Source code of charts
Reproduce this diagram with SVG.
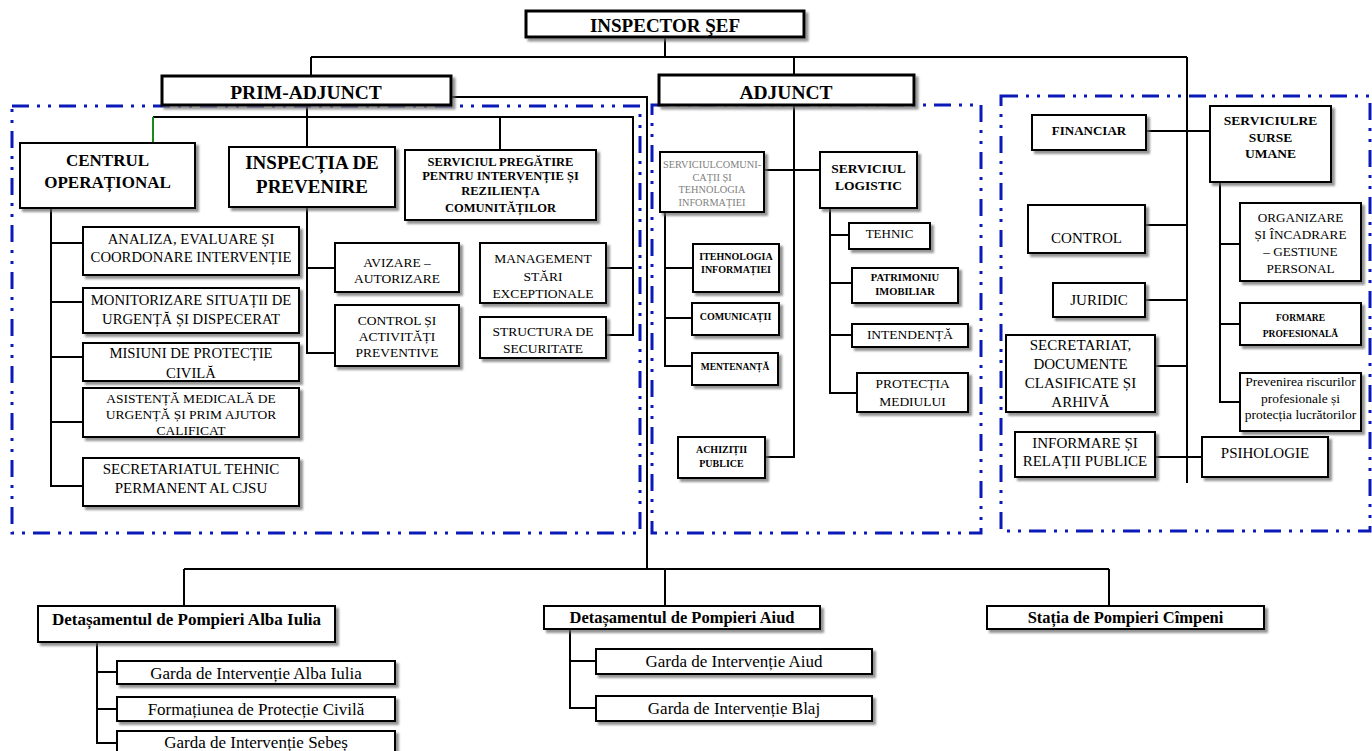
<svg xmlns="http://www.w3.org/2000/svg" width="1372" height="751" viewBox="0 0 1372 751">
<defs>
<filter id="sh" x="-10%" y="-10%" width="130%" height="140%">
<feDropShadow dx="3" dy="3" stdDeviation="0.8" flood-color="#666" flood-opacity="0.7"/>
</filter>
<style>
.box{fill:#fff;stroke:#000;stroke-width:2;filter:url(#sh)}
.big{stroke-width:3}
.reg{fill:none;stroke:#0a1ab8;stroke-width:3;stroke-dasharray:17 8 3 8 3 8}
.c{fill:none;stroke:#000;stroke-width:2}
.g{fill:none;stroke:#1a8a1a;stroke-width:2}
text{font-family:"Liberation Serif","Times New Roman",serif;text-anchor:middle;fill:#000}
.b{font-weight:bold}
.gray{fill:#808080}
</style>
</defs>
<rect width="1372" height="751" fill="#fff"/>

<g id="regions">
<rect class="reg" x="12" y="106" width="628" height="427"/>
<rect class="reg" x="652" y="105" width="329" height="428"/>
<rect class="reg" x="1001" y="96" width="369" height="435"/>
</g>

<g id="connectors">
<path class="c" d="M665 37V57M311 57H1187M311 57V76M794 57V75M1187 57V483"/>
<path class="c" d="M307 90V147M307 97H647V569"/>
<path class="c" d="M153 117H633V335H606M307 117V147M500 117V150M633 268H606"/>
<path class="g" d="M153 117V143"/>
<path class="c" d="M51 208V486H83M51 243H83M51 302H83M51 357H83M51 422H83"/>
<path class="c" d="M307 207V353H335M307 268H335"/>
<path class="c" d="M794 105V457H765M764 170H820"/>
<path class="c" d="M665 212V366H692M665 268H693M665 318H692"/>
<path class="c" d="M830 208V393H857M830 235H849M830 283H852M830 335H852"/>
<path class="c" d="M1146 131H1210M1145 225H1187M1145 300H1187M1155 366H1187M1155 457H1202"/>
<path class="c" d="M1220 182V402H1240M1220 244H1240M1220 324H1240"/>
<path class="c" d="M184 569H1109M184 569V606M665 569V606M1109 569V606"/>
<path class="c" d="M97 642V743H117M97 672H117M97 709H117"/>
<path class="c" d="M570 629V708H596M570 661H596"/>
</g>

<g id="n-inspector"><rect class="box big" x="526" y="11" width="278" height="26"/><text class="b" x="665" y="32" font-size="19">INSPECTOR ŞEF</text></g>
<g id="n-prim"><rect class="box big" x="162" y="76" width="289" height="29"/><text class="b" x="306" y="99" font-size="19.5">PRIM-ADJUNCT</text></g>
<g id="n-adjunct"><rect class="box big" x="659" y="75" width="255" height="30"/><text class="b" x="786" y="99" font-size="19.5">ADJUNCT</text></g>

<g id="n-centrul"><rect class="box" x="20" y="143" width="175" height="65"/><text class="b" x="107.5" y="166" font-size="17">CENTRUL</text><text class="b" x="107.5" y="188" font-size="17">OPERAȚIONAL</text></g>
<g id="n-inspectia"><rect class="box" x="229" y="147" width="166" height="60"/><text class="b" x="312" y="169" font-size="19">INSPECȚIA DE</text><text class="b" x="312" y="193" font-size="19">PREVENIRE</text></g>
<g id="n-spir"><rect class="box" x="405" y="150" width="191" height="70"/><text class="b" x="500.5" y="166" font-size="12.5">SERVICIUL PREGĂTIRE</text><text class="b" x="500.5" y="180" font-size="12.5">PENTRU INTERVENȚIE ȘI</text><text class="b" x="500.5" y="195" font-size="12.5">REZILIENȚA</text><text class="b" x="500.5" y="212" font-size="12.5">COMUNITĂȚILOR</text></g>
<g id="n-analiza"><rect class="box" x="83" y="227" width="216" height="48"/><text x="191" y="244" font-size="14.7">ANALIZA, EVALUARE ȘI</text><text x="191" y="262" font-size="14.7">COORDONARE INTERVENȚIE</text></g>
<g id="n-monitorizare"><rect class="box" x="83" y="288" width="216" height="45"/><text x="191" y="305" font-size="14.7">MONITORIZARE SITUAȚII DE</text><text x="191" y="324" font-size="14.7">URGENȚĂ ȘI DISPECERAT</text></g>
<g id="n-misiuni"><rect class="box" x="83" y="343" width="216" height="38"/><text x="191" y="358" font-size="14.7">MISIUNI DE PROTECȚIE</text><text x="191" y="378" font-size="14.7">CIVILĂ</text></g>
<g id="n-asistenta"><rect class="box" x="83" y="388" width="216" height="49"/><text x="191" y="403" font-size="13.5">ASISTENȚĂ MEDICALĂ DE</text><text x="191" y="419" font-size="13.5">URGENȚĂ ȘI PRIM AJUTOR</text><text x="191" y="435" font-size="13.5">CALIFICAT</text></g>
<g id="n-secretariatul"><rect class="box" x="83" y="458" width="216" height="48"/><text x="191" y="474" font-size="15">SECRETARIATUL TEHNIC</text><text x="191" y="493" font-size="15">PERMANENT AL CJSU</text></g>
<g id="n-avizare"><rect class="box" x="335" y="243" width="124" height="49"/><text x="397" y="267" font-size="13.5">AVIZARE –</text><text x="397" y="283" font-size="13.5">AUTORIZARE</text></g>
<g id="n-control-act"><rect class="box" x="335" y="305" width="124" height="61"/><text x="397" y="325" font-size="13.5">CONTROL ȘI</text><text x="397" y="341" font-size="13.5">ACTIVITĂȚI</text><text x="397" y="357" font-size="13.5">PREVENTIVE</text></g>
<g id="n-management"><rect class="box" x="480" y="243" width="126" height="60"/><text x="543" y="263" font-size="13.5">MANAGEMENT</text><text x="543" y="281" font-size="13.5">STĂRI</text><text x="543" y="298" font-size="13.5">EXCEPTIONALE</text></g>
<g id="n-structura"><rect class="box" x="480" y="317" width="126" height="41"/><text x="543" y="336" font-size="13.5">STRUCTURA DE</text><text x="543" y="353" font-size="13.5">SECURITATE</text></g>

<g id="n-comunicatii-ti"><rect class="box" x="660" y="152" width="104" height="60"/><text class="gray" x="712" y="168" font-size="10.3">SERVICIULCOMUNI-</text><text class="gray" x="712" y="181" font-size="10.3">CAȚII ȘI</text><text class="gray" x="712" y="193" font-size="10.3">TEHNOLOGIA</text><text class="gray" x="712" y="206" font-size="10.3">INFORMAȚIEI</text></g>
<g id="n-logistic"><rect class="box" x="820" y="152" width="97" height="56"/><text class="b" x="868.5" y="173" font-size="13.5">SERVICIUL</text><text class="b" x="868.5" y="190" font-size="13.5">LOGISTIC</text></g>
<g id="n-itehnologia"><rect class="box" x="693" y="244" width="86" height="48"/><text class="b" x="736" y="260" font-size="10">ITEHNOLOGIA</text><text class="b" x="736" y="273" font-size="10">INFORMAȚIEI</text></g>
<g id="n-comunicatii"><rect class="box" x="692" y="303" width="87" height="32"/><text class="b" x="735.5" y="320" font-size="10">COMUNICAȚII</text></g>
<g id="n-mentenanta"><rect class="box" x="692" y="353" width="86" height="32"/><text class="b" x="735" y="370" font-size="9.5">MENTENANȚĂ</text></g>
<g id="n-achizitii"><rect class="box" x="678" y="437" width="87" height="41"/><text class="b" x="721.5" y="453" font-size="10">ACHIZIȚII</text><text class="b" x="721.5" y="467" font-size="10">PUBLICE</text></g>
<g id="n-tehnic"><rect class="box" x="849" y="223" width="81" height="26"/><text x="889.5" y="238" font-size="13">TEHNIC</text></g>
<g id="n-patrimoniu"><rect class="box" x="852" y="268" width="106" height="35"/><text class="b" x="905" y="281" font-size="10.5">PATRIMONIU</text><text class="b" x="905" y="295" font-size="10.5">IMOBILIAR</text></g>
<g id="n-intendenta"><rect class="box" x="852" y="324" width="116" height="23"/><text x="910" y="339" font-size="13.5">INTENDENȚĂ</text></g>
<g id="n-protectia"><rect class="box" x="857" y="373" width="111" height="39"/><text x="912.5" y="388" font-size="13.5">PROTECȚIA</text><text x="912.5" y="406" font-size="13.5">MEDIULUI</text></g>

<g id="n-financiar"><rect class="box" x="1032" y="115" width="114" height="35"/><text class="b" x="1089" y="135" font-size="13">FINANCIAR</text></g>
<g id="n-sru"><rect class="box" x="1210" y="106" width="121" height="76"/><text class="b" x="1270.5" y="125" font-size="13.5">SERVICIULRE</text><text class="b" x="1270.5" y="142" font-size="13.5">SURSE</text><text class="b" x="1270.5" y="158" font-size="13.5">UMANE</text></g>
<g id="n-control"><rect class="box" x="1028" y="205" width="117" height="48"/><text x="1086.5" y="243" font-size="15">CONTROL</text></g>
<g id="n-juridic"><rect class="box" x="1053" y="283" width="92" height="34"/><text x="1099" y="305" font-size="15">JURIDIC</text></g>
<g id="n-secretariat"><rect class="box" x="1006" y="335" width="149" height="77"/><text x="1080.5" y="350" font-size="15">SECRETARIAT,</text><text x="1080.5" y="369" font-size="15">DOCUMENTE</text><text x="1080.5" y="388" font-size="15">CLASIFICATE ȘI</text><text x="1080.5" y="407" font-size="15">ARHIVĂ</text></g>
<g id="n-informare"><rect class="box" x="1015" y="432" width="140" height="45"/><text x="1085" y="448" font-size="15">INFORMARE ȘI</text><text x="1085" y="466" font-size="15">RELAȚII PUBLICE</text></g>
<g id="n-organizare"><rect class="box" x="1240" y="203" width="121" height="78"/><text x="1300.5" y="222" font-size="13.2">ORGANIZARE</text><text x="1300.5" y="239" font-size="13.2">ȘI ÎNCADRARE</text><text x="1300.5" y="256" font-size="13.2">– GESTIUNE</text><text x="1300.5" y="273" font-size="13.2">PERSONAL</text></g>
<g id="n-formare"><rect class="box" x="1240" y="303" width="121" height="42"/><text class="b" x="1300.5" y="321" font-size="9.5">FORMARE</text><text class="b" x="1300.5" y="337" font-size="9.5">PROFESIONALĂ</text></g>
<g id="n-prevenirea"><rect class="box" x="1240" y="373" width="121" height="58"/><text x="1300.5" y="386" font-size="13.5">Prevenirea riscurilor</text><text x="1300.5" y="403" font-size="13.5">profesionale și</text><text x="1300.5" y="419" font-size="13.5">protecția lucrătorilor</text></g>
<g id="n-psihologie"><rect class="box" x="1202" y="437" width="126" height="40"/><text x="1265" y="458" font-size="15">PSIHOLOGIE</text></g>

<g id="n-alba"><rect class="box" x="38" y="606" width="297" height="36"/><text class="b" x="186.5" y="625" font-size="17">Detașamentul de Pompieri Alba Iulia</text></g>
<g id="n-aiud"><rect class="box" x="544" y="606" width="276" height="23"/><text class="b" x="682" y="623" font-size="16.5">Detașamentul de Pompieri Aiud</text></g>
<g id="n-campeni"><rect class="box" x="987" y="606" width="277" height="23"/><text class="b" x="1125.5" y="623" font-size="16.5">Stația de Pompieri Cîmpeni</text></g>
<g id="n-garda-alba"><rect class="box" x="117" y="661" width="278" height="23"/><text x="256" y="679" font-size="17">Garda de Intervenție Alba Iulia</text></g>
<g id="n-formatiunea"><rect class="box" x="117" y="697" width="278" height="24"/><text x="256" y="715" font-size="17">Formațiunea de Protecție Civilă</text></g>
<g id="n-sebes"><rect class="box" x="117" y="731" width="278" height="24"/><text x="256" y="748" font-size="17">Garda de Intervenție Sebeș</text></g>
<g id="n-garda-aiud"><rect class="box" x="596" y="649" width="276" height="25"/><text x="734" y="667" font-size="17">Garda de Intervenție Aiud</text></g>
<g id="n-blaj"><rect class="box" x="596" y="696" width="276" height="25"/><text x="734" y="714" font-size="17">Garda de Intervenție Blaj</text></g>
</svg>
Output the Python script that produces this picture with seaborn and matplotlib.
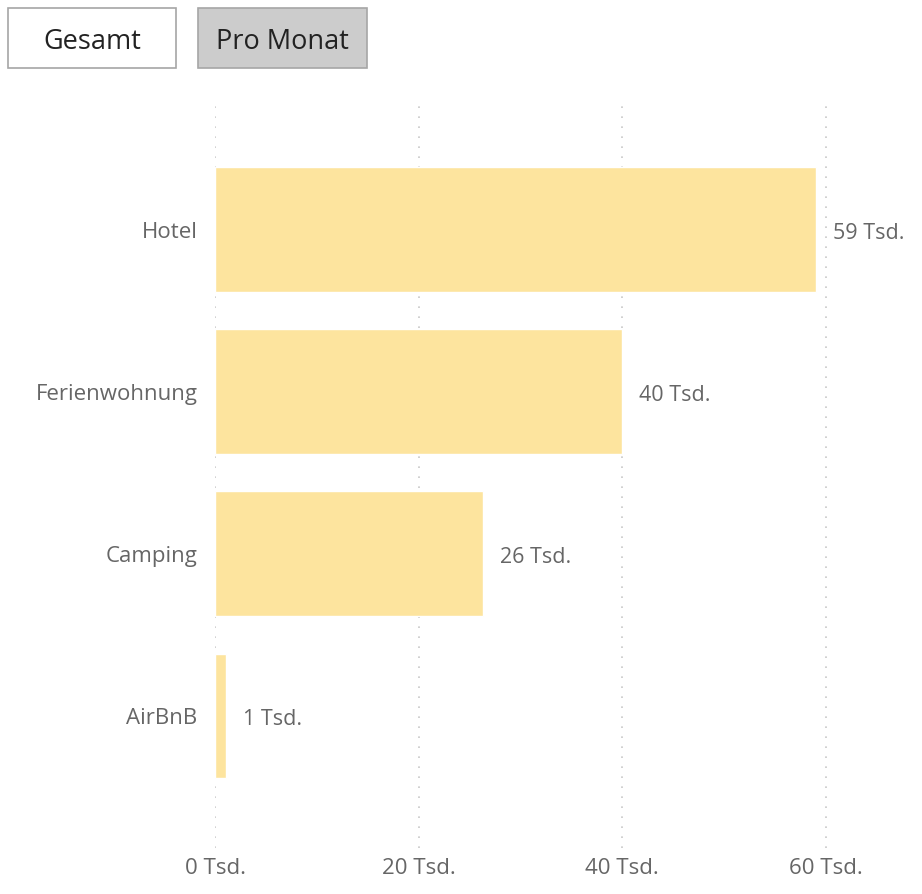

• WHAT NEEDS TO BE DONE: Write down every line of the data above that includes the string "this".

• RESULT OF THE TASK:
Reproduce this diagram with SVG.
Output the Python script that produces this picture with seaborn and matplotlib.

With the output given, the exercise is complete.